Knowing how to dry and smoke meat, fish, or any other food is critical. And very few people build up food stores. It drove me crazy watching it, especially the seasons when they’re next to the ocean and could have made salt without much difficulty. They could have salted and smoked fish, or other game they hunted. Several of the contestants got to the point where they did, on occasion, have extra food. That should have been preserved.

Shelter Building

Everyone built a shelter, and almost everyone knew what they were doing when they built their shelter. They understood the basics. Most people got their shelter built and moved on though. If you’re in a long term survival situation, especially somewhere that gets cold, I’d be grabbing an extra branch every time I’m headed back to my shelter to add to the walls, roof, or to my bed. It takes little to no extra thought, but you’d be always improving insulation, cooking, and security always. Add a wood shed. Add a fence. Add a smoke house. Start to add mud or dirt to the outside of your shelter. A little bit every day adds up.

Staying Busy

If all you’re doing is staying in your tent in a storm, just staring at the satellite phone to get out of there, you will lose motivation and call home.
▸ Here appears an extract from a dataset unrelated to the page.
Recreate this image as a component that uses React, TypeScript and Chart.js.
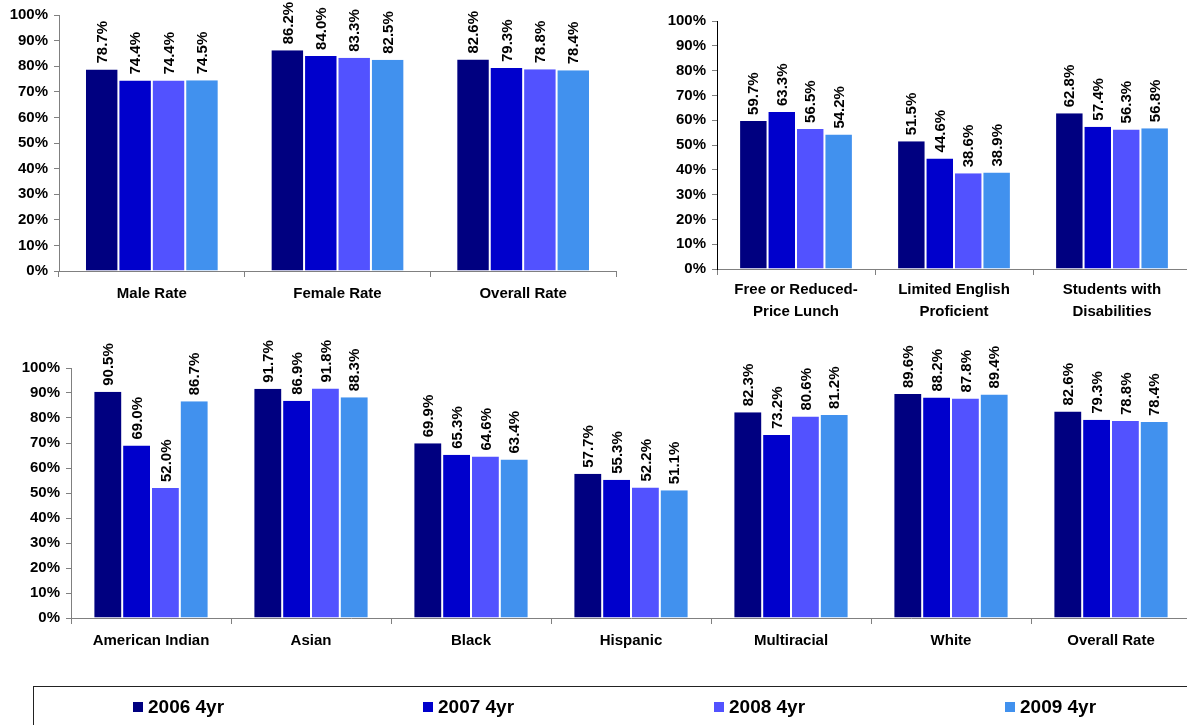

I kept thinking the whole time they were just sitting around in their shelters, you could be making a basket, or a spoon, or a trap. There are so many things you could do to keep you motivated and to keep your mind and hands busy. Plus, at the end of the day once you’ve successfully made that thing, you also have a sense of accomplishment, which is crucial when you’re in the mental endurance game as much as the physical one.